------ RECORDS FOR THIS EXERCISE

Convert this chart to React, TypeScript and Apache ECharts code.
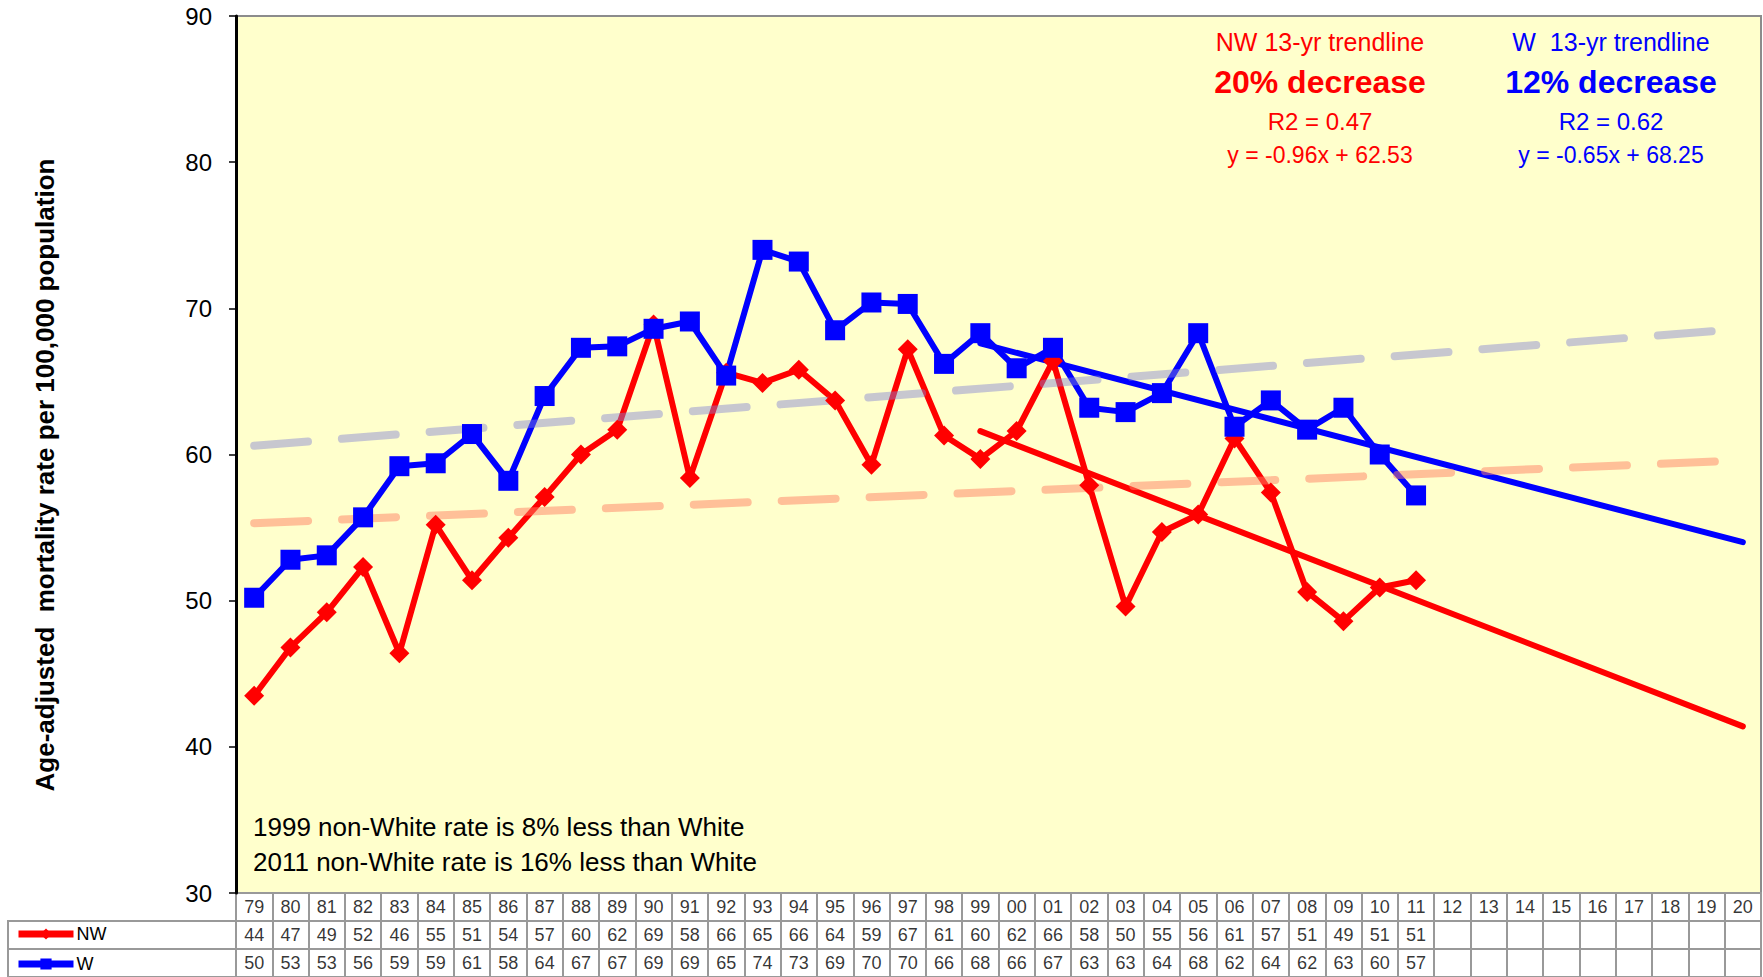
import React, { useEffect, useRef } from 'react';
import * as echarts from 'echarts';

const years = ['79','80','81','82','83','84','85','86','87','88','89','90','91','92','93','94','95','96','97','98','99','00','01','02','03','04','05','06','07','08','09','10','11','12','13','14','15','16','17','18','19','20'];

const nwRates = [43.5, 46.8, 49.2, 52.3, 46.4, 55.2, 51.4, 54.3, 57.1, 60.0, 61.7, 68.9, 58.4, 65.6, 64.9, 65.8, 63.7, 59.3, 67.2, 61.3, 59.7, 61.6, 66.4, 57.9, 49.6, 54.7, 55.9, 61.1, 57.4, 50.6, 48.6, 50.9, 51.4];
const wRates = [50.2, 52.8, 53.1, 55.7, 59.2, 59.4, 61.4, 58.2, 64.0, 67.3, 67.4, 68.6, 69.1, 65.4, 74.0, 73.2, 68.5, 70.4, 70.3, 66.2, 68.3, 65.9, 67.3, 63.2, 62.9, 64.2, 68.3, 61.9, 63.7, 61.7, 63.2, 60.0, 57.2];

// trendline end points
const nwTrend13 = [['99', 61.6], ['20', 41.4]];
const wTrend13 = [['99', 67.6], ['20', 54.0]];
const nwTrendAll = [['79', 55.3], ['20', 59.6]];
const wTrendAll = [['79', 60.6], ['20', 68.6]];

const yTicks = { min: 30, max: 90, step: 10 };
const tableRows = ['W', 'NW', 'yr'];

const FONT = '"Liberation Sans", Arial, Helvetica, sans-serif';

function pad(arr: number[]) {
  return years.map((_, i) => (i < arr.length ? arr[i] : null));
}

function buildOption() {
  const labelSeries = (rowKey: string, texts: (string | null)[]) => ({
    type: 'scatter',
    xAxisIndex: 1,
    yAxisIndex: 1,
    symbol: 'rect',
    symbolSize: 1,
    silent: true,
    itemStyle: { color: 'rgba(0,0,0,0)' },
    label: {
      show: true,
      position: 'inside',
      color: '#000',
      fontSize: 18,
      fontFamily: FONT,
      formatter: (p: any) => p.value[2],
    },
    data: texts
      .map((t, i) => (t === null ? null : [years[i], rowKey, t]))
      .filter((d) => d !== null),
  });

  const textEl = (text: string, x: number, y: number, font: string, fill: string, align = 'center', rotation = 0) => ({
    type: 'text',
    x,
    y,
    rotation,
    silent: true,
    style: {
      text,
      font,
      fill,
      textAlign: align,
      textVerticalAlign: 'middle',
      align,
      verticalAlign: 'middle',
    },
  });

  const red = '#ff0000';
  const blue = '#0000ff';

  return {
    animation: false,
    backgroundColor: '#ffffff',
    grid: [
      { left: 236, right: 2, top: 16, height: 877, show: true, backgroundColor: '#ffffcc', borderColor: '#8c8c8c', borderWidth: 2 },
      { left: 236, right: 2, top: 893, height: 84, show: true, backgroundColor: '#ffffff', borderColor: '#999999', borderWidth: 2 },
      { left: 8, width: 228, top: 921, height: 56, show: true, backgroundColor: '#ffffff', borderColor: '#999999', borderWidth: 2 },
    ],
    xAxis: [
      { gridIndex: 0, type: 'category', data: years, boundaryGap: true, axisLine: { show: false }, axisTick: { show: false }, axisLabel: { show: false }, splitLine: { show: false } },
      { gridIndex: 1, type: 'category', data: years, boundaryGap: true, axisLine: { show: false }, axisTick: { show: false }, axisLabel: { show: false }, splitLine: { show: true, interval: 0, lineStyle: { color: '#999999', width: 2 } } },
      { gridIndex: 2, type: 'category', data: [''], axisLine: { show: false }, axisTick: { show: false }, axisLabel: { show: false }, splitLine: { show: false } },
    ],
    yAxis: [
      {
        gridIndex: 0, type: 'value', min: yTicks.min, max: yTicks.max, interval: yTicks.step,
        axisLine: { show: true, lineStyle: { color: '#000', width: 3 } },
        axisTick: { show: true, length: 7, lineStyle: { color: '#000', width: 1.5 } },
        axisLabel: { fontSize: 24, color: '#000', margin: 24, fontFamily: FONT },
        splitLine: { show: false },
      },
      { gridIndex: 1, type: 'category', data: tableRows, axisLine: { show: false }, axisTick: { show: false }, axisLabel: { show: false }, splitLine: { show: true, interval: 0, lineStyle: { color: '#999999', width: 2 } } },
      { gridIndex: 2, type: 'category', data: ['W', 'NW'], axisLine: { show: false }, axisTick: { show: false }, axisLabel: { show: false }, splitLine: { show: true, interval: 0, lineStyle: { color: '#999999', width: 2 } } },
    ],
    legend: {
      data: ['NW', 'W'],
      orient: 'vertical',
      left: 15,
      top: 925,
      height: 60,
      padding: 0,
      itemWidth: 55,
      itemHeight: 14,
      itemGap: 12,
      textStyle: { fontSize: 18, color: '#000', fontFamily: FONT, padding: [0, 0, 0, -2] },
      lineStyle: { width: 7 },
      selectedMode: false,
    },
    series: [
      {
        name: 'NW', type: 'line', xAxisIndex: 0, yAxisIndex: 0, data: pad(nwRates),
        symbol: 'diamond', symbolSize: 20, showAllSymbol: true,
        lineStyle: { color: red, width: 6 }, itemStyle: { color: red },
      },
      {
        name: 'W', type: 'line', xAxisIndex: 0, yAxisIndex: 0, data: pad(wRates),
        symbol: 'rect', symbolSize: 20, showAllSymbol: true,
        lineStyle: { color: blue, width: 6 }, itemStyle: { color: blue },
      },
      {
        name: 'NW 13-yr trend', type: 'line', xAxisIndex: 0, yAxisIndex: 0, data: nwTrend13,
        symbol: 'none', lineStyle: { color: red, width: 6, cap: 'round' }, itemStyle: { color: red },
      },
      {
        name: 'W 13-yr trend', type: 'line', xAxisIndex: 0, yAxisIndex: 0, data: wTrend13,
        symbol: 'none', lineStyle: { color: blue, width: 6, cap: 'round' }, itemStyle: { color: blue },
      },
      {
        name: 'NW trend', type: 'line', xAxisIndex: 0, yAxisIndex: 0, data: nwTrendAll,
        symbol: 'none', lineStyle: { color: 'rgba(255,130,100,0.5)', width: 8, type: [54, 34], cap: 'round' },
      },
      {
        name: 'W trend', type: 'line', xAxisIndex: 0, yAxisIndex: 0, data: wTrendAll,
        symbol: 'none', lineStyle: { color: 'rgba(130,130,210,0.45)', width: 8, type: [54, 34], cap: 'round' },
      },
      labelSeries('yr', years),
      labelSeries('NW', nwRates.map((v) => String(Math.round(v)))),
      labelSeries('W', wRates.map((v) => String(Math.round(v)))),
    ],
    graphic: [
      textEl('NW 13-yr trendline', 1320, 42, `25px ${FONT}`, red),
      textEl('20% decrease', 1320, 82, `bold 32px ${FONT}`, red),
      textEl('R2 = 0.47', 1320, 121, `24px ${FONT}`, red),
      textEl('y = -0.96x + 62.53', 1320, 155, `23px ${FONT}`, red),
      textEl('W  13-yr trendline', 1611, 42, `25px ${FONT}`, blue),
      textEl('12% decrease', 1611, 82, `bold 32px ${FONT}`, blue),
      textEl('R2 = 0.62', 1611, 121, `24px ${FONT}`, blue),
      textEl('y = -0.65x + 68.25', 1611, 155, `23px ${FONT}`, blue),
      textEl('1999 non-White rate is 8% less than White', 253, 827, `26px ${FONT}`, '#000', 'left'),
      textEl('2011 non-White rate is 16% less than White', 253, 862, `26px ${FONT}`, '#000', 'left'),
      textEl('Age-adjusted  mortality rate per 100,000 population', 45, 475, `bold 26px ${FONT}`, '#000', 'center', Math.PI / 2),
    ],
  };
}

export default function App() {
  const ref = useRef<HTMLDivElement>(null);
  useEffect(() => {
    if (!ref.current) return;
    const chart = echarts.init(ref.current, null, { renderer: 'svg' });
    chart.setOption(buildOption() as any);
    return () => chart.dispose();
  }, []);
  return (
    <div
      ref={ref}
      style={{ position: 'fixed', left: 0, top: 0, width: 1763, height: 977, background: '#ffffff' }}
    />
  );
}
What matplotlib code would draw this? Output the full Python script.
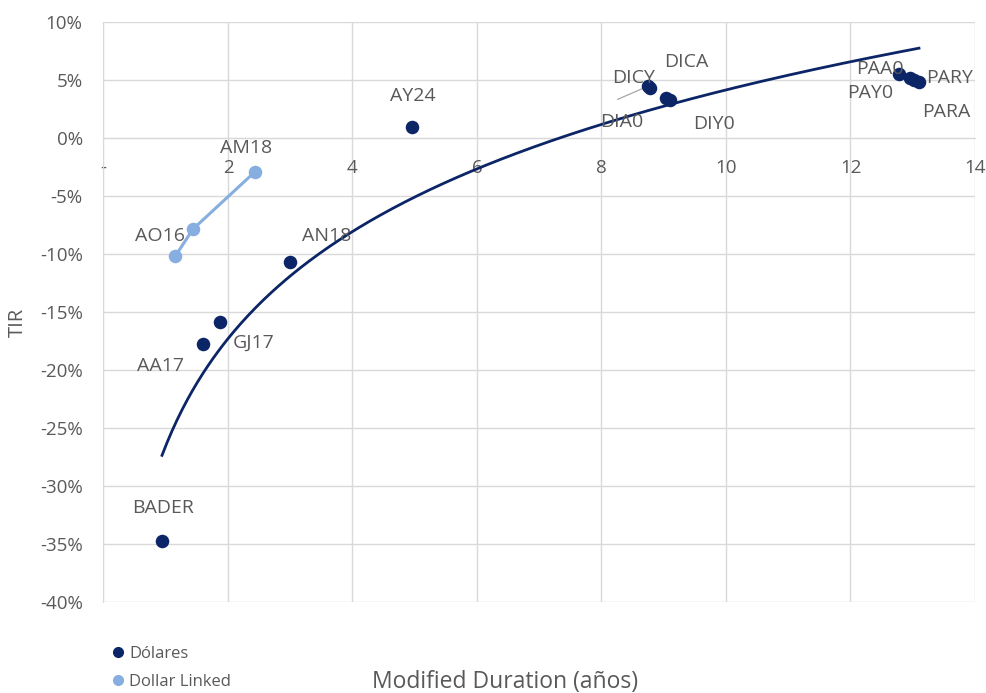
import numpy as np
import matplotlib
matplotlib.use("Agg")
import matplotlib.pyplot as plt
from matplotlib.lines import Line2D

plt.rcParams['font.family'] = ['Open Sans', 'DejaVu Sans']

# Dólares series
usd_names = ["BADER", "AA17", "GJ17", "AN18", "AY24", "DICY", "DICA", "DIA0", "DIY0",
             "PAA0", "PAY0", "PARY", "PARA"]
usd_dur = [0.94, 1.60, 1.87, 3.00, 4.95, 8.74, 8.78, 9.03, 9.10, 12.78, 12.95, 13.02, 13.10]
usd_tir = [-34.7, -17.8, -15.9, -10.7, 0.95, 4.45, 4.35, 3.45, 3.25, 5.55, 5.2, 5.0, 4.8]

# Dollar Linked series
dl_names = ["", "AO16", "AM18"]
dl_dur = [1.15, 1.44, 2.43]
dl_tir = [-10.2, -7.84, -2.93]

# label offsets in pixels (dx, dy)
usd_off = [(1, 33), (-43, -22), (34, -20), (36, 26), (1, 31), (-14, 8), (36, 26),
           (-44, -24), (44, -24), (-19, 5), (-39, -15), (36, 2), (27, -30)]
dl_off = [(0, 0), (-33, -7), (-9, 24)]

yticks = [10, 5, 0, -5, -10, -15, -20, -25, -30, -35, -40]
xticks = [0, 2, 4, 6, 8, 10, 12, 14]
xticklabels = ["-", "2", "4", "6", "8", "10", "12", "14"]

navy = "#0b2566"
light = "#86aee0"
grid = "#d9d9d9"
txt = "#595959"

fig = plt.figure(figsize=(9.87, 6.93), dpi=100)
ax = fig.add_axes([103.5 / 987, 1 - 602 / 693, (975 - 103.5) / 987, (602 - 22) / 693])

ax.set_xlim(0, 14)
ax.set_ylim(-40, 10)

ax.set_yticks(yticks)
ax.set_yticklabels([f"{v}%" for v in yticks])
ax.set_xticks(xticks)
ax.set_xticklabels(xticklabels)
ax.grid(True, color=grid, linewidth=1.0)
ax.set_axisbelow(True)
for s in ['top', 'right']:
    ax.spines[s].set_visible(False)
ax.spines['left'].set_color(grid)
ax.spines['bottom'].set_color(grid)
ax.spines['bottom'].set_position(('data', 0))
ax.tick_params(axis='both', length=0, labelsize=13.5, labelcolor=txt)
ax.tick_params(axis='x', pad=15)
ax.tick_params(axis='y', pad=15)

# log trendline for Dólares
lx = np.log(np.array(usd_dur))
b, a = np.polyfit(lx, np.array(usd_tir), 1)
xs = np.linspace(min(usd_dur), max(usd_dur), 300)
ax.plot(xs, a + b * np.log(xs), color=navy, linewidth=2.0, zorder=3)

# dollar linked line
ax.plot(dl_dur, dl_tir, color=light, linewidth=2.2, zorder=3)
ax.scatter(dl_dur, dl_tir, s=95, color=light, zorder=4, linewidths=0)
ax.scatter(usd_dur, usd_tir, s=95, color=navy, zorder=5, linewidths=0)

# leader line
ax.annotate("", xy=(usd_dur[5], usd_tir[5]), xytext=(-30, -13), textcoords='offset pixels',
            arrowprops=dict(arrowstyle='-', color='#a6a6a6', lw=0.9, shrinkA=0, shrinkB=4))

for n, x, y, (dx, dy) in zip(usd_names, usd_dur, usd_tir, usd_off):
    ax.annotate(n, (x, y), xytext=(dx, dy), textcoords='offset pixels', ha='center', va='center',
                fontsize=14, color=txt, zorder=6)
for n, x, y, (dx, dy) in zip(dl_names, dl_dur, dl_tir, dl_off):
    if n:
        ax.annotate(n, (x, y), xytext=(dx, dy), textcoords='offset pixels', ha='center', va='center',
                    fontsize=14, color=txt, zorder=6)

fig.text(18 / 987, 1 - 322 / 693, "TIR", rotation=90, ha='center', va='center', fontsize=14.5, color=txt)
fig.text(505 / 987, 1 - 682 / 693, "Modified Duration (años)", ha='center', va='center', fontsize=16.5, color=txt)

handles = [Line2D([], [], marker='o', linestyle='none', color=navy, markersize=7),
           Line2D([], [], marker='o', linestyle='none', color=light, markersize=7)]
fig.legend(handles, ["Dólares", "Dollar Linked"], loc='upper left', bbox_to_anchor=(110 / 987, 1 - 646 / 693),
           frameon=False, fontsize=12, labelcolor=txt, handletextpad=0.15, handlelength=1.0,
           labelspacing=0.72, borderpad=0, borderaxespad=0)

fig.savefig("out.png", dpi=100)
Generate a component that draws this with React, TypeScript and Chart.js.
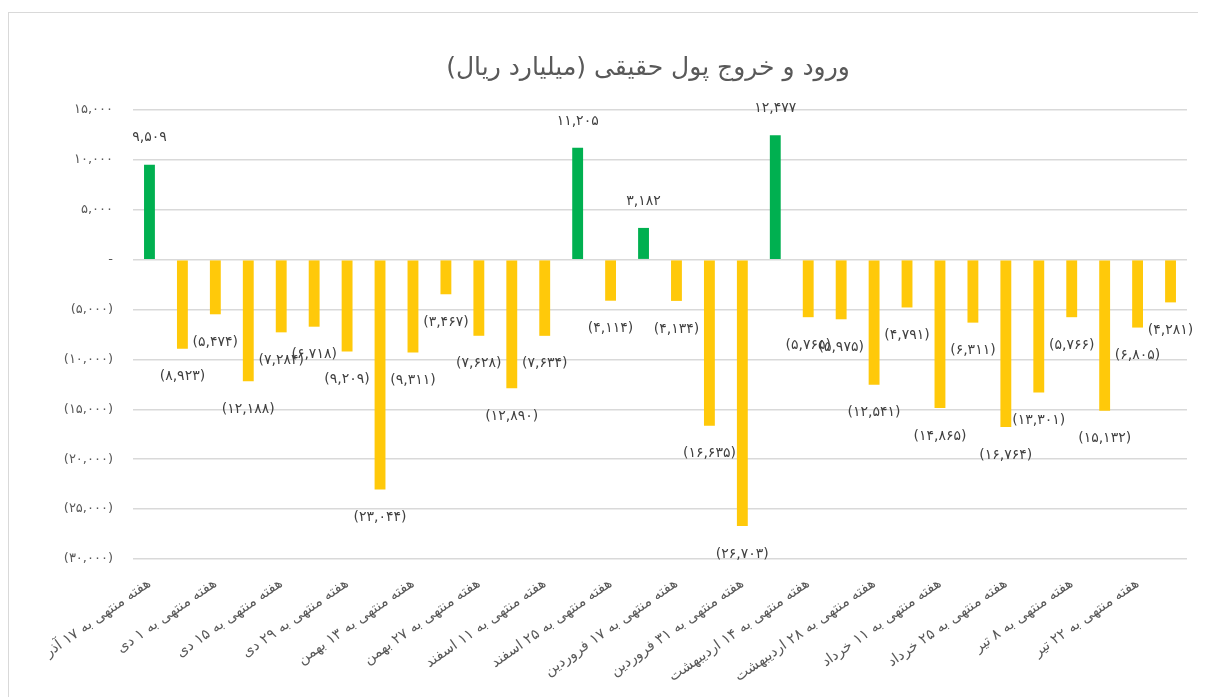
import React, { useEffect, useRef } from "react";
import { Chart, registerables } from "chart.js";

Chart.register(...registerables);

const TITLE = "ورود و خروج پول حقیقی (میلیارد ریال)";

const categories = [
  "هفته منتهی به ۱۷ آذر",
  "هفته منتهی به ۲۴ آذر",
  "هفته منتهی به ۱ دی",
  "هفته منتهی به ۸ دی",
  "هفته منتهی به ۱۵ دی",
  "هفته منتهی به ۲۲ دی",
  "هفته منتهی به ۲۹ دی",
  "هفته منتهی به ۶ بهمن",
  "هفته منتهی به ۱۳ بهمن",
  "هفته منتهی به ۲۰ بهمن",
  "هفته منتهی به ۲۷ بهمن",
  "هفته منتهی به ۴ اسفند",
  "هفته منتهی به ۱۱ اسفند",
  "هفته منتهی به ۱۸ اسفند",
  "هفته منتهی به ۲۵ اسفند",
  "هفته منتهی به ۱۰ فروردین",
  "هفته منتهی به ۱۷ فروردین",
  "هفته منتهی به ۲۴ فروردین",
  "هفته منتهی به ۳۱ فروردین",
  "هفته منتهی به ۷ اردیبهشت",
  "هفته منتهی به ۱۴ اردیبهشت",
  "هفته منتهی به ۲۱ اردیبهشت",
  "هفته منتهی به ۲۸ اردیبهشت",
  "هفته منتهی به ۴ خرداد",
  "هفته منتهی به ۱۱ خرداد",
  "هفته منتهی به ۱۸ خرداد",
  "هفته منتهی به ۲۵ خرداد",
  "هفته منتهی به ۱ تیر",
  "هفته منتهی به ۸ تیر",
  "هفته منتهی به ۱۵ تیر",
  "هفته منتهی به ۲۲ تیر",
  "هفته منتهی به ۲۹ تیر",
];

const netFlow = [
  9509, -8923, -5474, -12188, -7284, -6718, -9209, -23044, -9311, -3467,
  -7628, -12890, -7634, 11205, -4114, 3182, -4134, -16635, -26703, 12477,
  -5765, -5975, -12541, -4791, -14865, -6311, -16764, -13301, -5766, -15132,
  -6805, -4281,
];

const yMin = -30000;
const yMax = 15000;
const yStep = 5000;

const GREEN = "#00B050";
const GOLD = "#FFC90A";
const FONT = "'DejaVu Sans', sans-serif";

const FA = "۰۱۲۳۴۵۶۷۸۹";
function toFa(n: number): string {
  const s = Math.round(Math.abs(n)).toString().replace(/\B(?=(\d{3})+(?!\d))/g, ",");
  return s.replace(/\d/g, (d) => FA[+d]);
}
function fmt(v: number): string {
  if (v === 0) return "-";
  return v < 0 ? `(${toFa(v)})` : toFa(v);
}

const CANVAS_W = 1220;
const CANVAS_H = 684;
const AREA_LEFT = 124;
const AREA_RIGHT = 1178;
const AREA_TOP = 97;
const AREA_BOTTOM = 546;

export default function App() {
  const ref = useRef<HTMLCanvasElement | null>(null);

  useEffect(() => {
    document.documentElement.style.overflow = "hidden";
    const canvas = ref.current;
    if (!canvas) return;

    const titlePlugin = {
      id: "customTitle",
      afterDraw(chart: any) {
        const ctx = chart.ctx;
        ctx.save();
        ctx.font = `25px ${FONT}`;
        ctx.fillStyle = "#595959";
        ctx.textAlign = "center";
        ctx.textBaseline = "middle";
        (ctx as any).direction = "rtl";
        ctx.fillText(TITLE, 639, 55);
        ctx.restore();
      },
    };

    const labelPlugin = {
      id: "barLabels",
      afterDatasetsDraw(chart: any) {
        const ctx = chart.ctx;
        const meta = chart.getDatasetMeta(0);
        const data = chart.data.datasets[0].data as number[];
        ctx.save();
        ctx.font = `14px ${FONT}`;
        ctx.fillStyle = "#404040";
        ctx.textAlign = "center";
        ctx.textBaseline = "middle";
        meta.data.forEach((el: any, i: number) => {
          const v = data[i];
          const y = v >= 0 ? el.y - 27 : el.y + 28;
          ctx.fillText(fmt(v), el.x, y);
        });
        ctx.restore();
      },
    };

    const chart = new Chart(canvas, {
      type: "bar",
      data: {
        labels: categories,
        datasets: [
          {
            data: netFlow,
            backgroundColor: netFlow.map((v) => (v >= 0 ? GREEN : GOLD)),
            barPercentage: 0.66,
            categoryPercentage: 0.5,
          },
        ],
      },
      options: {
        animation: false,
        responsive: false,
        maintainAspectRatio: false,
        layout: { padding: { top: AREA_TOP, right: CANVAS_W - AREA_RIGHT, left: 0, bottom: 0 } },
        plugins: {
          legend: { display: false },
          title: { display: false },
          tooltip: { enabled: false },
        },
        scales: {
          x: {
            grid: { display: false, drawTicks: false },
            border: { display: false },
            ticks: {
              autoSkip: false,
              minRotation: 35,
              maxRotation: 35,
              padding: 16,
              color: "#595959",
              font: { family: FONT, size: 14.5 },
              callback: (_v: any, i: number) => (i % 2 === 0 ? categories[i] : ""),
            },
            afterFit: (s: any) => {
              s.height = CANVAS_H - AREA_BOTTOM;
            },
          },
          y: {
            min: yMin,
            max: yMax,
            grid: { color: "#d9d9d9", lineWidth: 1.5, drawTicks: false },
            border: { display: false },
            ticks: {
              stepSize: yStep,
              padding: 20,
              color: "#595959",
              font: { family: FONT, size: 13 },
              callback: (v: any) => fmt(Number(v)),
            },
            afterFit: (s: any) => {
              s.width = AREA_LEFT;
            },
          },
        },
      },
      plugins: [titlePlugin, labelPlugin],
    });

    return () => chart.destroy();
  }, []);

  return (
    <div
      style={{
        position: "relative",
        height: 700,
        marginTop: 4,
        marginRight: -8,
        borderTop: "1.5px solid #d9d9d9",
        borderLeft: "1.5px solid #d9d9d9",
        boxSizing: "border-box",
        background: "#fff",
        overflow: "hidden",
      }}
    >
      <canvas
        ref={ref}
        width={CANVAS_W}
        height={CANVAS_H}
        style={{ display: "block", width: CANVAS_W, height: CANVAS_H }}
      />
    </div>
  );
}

------------

* _WRITTEN INSTRUCTION_
From the records above, quote word for word only the lines beginning at the line that has "What matplotlib code" and stopping after the line that has "dl_tir = [-10.2, -7.84, -2.93]". Omit the pictures.

* _THE COMPLETED TASK_
What matplotlib code would draw this? Output the full Python script.
import numpy as np
import matplotlib
matplotlib.use("Agg")
import matplotlib.pyplot as plt
from matplotlib.lines import Line2D

plt.rcParams['font.family'] = ['Open Sans', 'DejaVu Sans']

# Dólares series
usd_names = ["BADER", "AA17", "GJ17", "AN18", "AY24", "DICY", "DICA", "DIA0", "DIY0",
             "PAA0", "PAY0", "PARY", "PARA"]
usd_dur = [0.94, 1.60, 1.87, 3.00, 4.95, 8.74, 8.78, 9.03, 9.10, 12.78, 12.95, 13.02, 13.10]
usd_tir = [-34.7, -17.8, -15.9, -10.7, 0.95, 4.45, 4.35, 3.45, 3.25, 5.55, 5.2, 5.0, 4.8]

# Dollar Linked series
dl_names = ["", "AO16", "AM18"]
dl_dur = [1.15, 1.44, 2.43]
dl_tir = [-10.2, -7.84, -2.93]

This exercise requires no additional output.